American computer scientist

Lawrence Rauchwerger is an American computer scientist noted for his research in parallel computing, compilers, and computer architecture. He is an ACM Distinguished Member. and the deputy director of the Institute of Applied Mathematics and Computational Sciences at Texas A&M University. He is the co-director of the Parasol Lab and manages the lab's software and systems group.

Rauchwerger co-leads the STAPL project with his wife Dr. Nancy M. Amato, who is also a computer scientist on the
faculty at Texas A&M. STAPL is a parallel C++ library.

==Biography==
Rauchwerger received a bachelor's degree in electronics and telecommunications from the Polytechnic Institute of Bucharest, Romania in 1980. His diploma project was titled Design and Implementation of an Alphanumeric and Graphic Display. He received a M.S. in computer science from Stanford University in 1987, where his research area was manufacturing science and technology for VLSI (equipment modeling). He received a Ph.D in computer science from the University of Illinois at Urbana-Champaign in 1995 where his dissertation title was Run-Time Parallelization: A Framework for Parallel Computation.

He then joined the Center for Supercomputing R&D at the University of Illinois at Urbana-Champaign as a visiting assistant professor in 1995. He joined the Department of Computer Science at Texas A&M University as an assistant professor in 1996. He was promoted to associate professor in 2001 and to professor in 2006.

==Awards==
In 2012, Rauchwerger was named an IEEE Fellow "for contributions to thread-level speculation, parallelizing compilers, and parallel libraries".

His paper, "Adaptive Reduction Parallelization Techniques", was selected to be included in the ACM International Conference on Supercomputing 25th Anniversary Volume, 2014. It was one of 35 papers selected out of the 1800 papers published by this conference in the last 25 years.

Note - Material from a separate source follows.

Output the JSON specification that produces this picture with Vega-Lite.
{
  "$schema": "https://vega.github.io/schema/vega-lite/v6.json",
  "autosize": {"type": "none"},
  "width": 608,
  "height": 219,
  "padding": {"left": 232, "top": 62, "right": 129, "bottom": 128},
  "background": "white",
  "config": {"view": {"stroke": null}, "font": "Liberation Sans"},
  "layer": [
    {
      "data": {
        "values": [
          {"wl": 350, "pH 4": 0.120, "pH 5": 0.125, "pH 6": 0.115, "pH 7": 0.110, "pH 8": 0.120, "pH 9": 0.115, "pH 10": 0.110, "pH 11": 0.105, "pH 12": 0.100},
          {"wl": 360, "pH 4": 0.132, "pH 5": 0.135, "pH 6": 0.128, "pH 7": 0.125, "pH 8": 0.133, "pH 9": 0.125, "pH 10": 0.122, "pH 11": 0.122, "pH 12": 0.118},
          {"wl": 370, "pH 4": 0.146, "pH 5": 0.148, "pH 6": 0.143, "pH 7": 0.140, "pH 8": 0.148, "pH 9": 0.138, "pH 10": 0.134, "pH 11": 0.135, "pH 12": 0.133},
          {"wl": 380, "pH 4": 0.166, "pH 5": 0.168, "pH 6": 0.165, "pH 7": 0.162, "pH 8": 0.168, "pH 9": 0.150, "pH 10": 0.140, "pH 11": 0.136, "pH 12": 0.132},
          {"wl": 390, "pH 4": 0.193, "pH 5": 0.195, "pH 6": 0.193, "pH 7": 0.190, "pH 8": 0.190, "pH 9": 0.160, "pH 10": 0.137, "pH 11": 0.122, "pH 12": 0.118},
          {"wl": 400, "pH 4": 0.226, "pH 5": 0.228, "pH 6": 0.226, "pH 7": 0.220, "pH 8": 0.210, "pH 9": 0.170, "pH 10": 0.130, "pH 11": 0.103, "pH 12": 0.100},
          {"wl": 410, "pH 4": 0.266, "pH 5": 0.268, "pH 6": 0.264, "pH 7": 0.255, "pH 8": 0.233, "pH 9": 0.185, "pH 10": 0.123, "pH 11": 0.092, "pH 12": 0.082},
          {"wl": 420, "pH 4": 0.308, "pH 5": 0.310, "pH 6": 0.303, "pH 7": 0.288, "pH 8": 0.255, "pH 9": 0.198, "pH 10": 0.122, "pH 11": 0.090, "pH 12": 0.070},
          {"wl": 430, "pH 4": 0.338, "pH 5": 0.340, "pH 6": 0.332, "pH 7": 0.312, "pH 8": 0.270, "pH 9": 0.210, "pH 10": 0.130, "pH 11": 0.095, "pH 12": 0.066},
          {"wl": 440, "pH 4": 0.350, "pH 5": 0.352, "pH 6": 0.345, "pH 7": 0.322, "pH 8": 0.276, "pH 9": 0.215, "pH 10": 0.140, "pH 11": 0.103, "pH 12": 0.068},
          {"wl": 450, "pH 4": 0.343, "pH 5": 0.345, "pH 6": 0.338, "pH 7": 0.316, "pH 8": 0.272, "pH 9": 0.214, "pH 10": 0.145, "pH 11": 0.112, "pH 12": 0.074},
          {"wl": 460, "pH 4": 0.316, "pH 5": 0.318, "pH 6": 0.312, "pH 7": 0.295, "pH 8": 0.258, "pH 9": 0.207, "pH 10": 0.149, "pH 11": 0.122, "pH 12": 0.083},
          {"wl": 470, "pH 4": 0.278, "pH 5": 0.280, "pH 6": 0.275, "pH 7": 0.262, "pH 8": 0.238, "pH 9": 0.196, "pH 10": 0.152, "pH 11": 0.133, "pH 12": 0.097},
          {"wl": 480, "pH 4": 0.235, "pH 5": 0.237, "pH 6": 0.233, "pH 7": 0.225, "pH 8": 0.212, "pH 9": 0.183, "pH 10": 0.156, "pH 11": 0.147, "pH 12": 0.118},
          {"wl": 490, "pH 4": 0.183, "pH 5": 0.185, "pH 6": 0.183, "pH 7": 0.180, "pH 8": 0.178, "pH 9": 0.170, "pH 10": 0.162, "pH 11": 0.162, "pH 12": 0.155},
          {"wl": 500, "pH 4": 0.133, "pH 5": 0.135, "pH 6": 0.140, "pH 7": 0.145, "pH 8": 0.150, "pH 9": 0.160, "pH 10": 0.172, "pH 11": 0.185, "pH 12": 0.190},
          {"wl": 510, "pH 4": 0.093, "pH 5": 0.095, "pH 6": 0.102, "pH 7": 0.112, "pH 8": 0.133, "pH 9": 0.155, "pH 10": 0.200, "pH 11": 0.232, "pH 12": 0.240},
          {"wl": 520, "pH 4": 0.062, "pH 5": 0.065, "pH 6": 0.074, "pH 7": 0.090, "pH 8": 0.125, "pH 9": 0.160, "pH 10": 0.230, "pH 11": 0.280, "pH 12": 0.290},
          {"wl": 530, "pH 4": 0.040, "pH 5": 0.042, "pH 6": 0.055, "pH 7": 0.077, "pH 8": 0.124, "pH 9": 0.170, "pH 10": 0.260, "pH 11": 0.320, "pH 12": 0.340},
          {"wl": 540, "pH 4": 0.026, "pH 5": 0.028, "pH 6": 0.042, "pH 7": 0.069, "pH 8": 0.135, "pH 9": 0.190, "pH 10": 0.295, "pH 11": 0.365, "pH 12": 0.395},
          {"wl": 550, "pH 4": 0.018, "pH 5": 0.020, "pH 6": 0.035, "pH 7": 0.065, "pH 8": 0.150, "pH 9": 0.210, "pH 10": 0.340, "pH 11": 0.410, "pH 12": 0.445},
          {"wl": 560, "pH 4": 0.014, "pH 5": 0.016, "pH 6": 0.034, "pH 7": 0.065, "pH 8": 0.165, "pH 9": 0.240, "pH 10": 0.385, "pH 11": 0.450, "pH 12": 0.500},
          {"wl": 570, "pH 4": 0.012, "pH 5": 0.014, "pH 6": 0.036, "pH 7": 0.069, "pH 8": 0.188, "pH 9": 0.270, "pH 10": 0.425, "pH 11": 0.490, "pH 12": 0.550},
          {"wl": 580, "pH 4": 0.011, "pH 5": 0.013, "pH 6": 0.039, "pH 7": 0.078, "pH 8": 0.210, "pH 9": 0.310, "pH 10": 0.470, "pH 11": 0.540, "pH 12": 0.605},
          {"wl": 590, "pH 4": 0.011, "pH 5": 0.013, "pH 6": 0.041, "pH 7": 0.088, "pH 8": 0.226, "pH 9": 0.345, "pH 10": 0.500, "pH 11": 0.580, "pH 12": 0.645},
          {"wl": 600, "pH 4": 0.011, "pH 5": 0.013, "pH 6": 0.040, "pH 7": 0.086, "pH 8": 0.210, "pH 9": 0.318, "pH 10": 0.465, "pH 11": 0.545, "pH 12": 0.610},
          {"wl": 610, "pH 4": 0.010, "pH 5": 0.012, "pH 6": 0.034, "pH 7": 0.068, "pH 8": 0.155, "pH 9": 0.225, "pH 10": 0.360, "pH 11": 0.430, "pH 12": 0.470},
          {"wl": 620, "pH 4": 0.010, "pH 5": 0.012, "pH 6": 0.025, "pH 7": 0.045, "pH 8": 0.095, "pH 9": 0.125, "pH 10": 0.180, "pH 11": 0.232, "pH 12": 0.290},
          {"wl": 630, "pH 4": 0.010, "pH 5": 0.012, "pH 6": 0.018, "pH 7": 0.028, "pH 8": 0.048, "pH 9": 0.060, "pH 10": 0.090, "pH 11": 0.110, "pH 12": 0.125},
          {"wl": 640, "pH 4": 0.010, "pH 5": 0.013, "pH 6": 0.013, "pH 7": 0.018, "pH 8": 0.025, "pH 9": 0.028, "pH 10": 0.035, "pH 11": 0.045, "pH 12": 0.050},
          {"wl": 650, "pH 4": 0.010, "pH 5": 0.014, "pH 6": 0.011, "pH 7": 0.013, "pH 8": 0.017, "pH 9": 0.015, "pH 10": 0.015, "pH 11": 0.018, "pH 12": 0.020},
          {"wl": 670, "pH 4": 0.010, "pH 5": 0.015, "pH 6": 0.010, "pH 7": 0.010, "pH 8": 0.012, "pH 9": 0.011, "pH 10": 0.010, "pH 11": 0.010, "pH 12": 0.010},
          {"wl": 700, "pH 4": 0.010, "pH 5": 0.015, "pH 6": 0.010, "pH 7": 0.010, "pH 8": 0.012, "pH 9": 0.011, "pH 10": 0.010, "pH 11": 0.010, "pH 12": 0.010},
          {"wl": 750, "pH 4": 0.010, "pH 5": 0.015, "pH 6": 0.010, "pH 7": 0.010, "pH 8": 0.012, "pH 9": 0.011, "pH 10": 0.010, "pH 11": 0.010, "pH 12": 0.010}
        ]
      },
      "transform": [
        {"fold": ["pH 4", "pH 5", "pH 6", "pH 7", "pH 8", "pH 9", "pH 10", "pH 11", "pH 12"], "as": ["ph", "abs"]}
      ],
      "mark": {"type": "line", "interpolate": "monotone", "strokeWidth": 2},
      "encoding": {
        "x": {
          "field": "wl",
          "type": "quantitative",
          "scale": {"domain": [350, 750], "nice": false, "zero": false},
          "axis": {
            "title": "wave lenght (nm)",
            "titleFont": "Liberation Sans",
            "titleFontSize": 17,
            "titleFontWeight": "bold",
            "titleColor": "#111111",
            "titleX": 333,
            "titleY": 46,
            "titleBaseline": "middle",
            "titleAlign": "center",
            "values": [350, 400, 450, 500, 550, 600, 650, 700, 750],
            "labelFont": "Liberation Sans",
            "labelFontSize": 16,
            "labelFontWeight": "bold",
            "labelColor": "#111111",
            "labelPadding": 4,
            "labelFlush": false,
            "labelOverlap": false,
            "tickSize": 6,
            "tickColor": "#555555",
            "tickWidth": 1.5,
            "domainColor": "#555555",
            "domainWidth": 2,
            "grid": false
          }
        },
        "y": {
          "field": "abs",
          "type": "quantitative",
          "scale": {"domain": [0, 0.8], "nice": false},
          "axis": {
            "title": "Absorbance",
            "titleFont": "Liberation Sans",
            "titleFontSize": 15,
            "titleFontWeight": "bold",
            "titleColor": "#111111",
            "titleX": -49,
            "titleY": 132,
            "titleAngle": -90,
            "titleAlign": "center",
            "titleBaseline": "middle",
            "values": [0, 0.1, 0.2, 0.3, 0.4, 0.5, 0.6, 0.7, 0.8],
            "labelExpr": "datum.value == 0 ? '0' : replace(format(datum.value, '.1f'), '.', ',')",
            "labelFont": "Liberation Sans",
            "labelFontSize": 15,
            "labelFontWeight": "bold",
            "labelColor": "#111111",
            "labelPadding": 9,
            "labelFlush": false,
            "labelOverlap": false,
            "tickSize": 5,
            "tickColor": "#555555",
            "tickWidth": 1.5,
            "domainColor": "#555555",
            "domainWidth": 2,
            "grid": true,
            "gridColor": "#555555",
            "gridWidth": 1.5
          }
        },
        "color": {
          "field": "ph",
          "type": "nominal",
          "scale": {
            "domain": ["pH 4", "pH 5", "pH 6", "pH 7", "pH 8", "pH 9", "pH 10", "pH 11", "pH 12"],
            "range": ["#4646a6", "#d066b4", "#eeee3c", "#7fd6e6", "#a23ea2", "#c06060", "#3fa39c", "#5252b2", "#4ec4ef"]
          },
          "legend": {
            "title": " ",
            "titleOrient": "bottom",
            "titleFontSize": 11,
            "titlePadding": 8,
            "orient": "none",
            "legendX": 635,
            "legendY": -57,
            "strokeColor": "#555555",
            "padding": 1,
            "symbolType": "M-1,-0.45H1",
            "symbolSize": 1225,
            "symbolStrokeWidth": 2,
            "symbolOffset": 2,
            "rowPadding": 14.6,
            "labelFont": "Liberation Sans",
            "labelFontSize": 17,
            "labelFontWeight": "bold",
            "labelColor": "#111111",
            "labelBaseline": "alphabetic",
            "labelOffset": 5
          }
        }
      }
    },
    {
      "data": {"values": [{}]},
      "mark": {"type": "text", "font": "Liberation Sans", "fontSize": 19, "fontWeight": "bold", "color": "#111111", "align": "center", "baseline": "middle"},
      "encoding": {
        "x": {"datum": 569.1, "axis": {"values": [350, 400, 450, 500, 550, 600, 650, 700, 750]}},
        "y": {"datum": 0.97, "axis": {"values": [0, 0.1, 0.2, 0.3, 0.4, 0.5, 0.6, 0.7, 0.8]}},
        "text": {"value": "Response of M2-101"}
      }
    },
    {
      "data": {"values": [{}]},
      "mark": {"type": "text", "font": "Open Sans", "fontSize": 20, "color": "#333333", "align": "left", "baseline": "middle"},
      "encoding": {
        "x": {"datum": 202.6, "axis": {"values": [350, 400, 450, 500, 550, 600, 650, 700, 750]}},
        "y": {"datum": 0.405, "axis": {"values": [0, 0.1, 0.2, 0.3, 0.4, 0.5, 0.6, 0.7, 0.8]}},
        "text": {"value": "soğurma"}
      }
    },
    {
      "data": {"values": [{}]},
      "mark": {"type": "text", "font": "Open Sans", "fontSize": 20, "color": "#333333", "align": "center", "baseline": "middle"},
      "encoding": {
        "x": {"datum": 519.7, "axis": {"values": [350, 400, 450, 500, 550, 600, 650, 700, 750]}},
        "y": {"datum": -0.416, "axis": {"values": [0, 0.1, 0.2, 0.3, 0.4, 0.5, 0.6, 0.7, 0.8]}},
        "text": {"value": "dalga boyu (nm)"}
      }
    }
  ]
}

His other notable awards include:
- Texas A&M Computer Science Graduate Faculty Teaching Award, 2014.
- Texas A&M College of Engineering Teaching, Service, and Contribution Award, 2014.
- Halliburton Professorship, College of Engineering, Texas A&M University, 2009.
- IBM Faculty Award, 2007 and 2008.
- Intel Faculty Award, 2005.
- NSF Faculty Early Career Development (CAREER) Award, 1998–2002.
- TEES Fellow, College of Engineering, Texas A&M University, 2002, 2005.
- TEES Select Young Faculty Award, College of Engineering, Texas A&M University, 2000.